We’re incredibly proud of our reputation among consumer groups, farmers and the wider food industry as a pragmatic, farming-based organisation driven by practical science and common sense.

Certified Animal Welfare Approved by AGW standards incorporate best practice and recent research and have been adopted only after thorough review. The basic premise of all the standards is that animals must be able to behave naturally and be in a state of physical and psychological well-being. Our label ensures the integrity of sustainable, independent farms and high animal welfare practices.

To accomplish the goals of the Certified Animal Welfare Approved by AGW programme, all standards address every aspect of each species’ lifecycle needs—from birth to death. We are well aware that the economic viability of every farm in the programme is equally essential, and our standards have been proven to be achievable by the vast majority of situations. We review our standards annually, updating them as needed to incorporate new research and on-farm findings.

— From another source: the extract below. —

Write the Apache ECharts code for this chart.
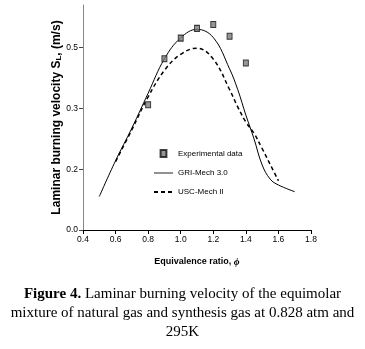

How to Read and Interpret the Standards

Any practice not covered in the standards is permissible unless specifically excluded. We respect the farmer’s ability to design his or her farming system to the greatest extent possible and acknowledge that different approaches to animal husbandry are often required in different parts of the country/world due to variations in geographical conditions. Certified Animal Welfare Approved by AGW standards are meant to be outcome-based and not prescriptive. It is the task of the programme’s auditors to confirm that a farm can present the high-welfare outcomes the programme requires.

If you see these words in AGW’s standards, strict adherence is required:

Prohibited: means the practice described is banned.

Must: means a standard has to be adhered to as directed.

The following words offer some flexibility and interpretation:

Recommend/encourage: means it is viewed as the best practice, but other methods will be accepted as long as the goal of high welfare management is not jeopardised.

Should: means the standard should be adhered to; however, variations will be accepted as long as the goal of high welfare management is not jeopardised.